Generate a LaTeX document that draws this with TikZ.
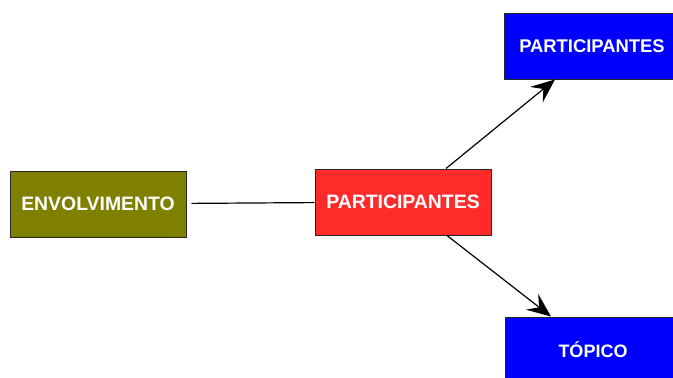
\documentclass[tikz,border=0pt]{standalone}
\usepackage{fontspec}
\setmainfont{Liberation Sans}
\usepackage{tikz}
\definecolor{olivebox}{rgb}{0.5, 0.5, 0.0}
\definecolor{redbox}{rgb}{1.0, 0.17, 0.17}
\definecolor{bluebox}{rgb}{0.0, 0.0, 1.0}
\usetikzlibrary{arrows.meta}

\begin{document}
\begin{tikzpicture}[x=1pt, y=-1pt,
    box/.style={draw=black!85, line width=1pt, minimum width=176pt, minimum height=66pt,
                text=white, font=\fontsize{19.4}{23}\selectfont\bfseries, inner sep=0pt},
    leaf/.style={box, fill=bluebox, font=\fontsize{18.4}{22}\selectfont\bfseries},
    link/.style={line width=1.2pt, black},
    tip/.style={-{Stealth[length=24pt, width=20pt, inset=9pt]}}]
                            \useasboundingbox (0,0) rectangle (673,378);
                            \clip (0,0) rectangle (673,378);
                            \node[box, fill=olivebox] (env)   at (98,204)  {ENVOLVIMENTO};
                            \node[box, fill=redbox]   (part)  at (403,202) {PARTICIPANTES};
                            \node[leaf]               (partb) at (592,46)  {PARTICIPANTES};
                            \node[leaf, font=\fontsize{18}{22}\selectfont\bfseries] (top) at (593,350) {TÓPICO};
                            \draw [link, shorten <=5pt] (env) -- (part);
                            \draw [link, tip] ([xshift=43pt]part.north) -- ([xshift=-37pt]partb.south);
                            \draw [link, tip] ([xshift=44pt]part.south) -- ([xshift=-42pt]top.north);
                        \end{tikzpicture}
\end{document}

☆ ☆ ☆ ☆

**Stated task**
Write out the listing above exactly as it stands, pictures excluded.

**In response**
Generate a LaTeX document that draws this with TikZ.
\documentclass[tikz,border=0pt]{standalone}
\usepackage{fontspec}
\setmainfont{Liberation Sans}
\usepackage{tikz}
\definecolor{olivebox}{rgb}{0.5, 0.5, 0.0}
\definecolor{redbox}{rgb}{1.0, 0.17, 0.17}
\definecolor{bluebox}{rgb}{0.0, 0.0, 1.0}
\usetikzlibrary{arrows.meta}

\begin{document}
\begin{tikzpicture}[x=1pt, y=-1pt,
    box/.style={draw=black!85, line width=1pt, minimum width=176pt, minimum height=66pt,
                text=white, font=\fontsize{19.4}{23}\selectfont\bfseries, inner sep=0pt},
    leaf/.style={box, fill=bluebox, font=\fontsize{18.4}{22}\selectfont\bfseries},
    link/.style={line width=1.2pt, black},
    tip/.style={-{Stealth[length=24pt, width=20pt, inset=9pt]}}]
                            \useasboundingbox (0,0) rectangle (673,378);
                            \clip (0,0) rectangle (673,378);
                            \node[box, fill=olivebox] (env)   at (98,204)  {ENVOLVIMENTO};
                            \node[box, fill=redbox]   (part)  at (403,202) {PARTICIPANTES};
                            \node[leaf]               (partb) at (592,46)  {PARTICIPANTES};
                            \node[leaf, font=\fontsize{18}{22}\selectfont\bfseries] (top) at (593,350) {TÓPICO};
                            \draw [link, shorten <=5pt] (env) -- (part);
                            \draw [link, tip] ([xshift=43pt]part.north) -- ([xshift=-37pt]partb.south);
                            \draw [link, tip] ([xshift=44pt]part.south) -- ([xshift=-42pt]top.north);
                        \end{tikzpicture}
\end{document}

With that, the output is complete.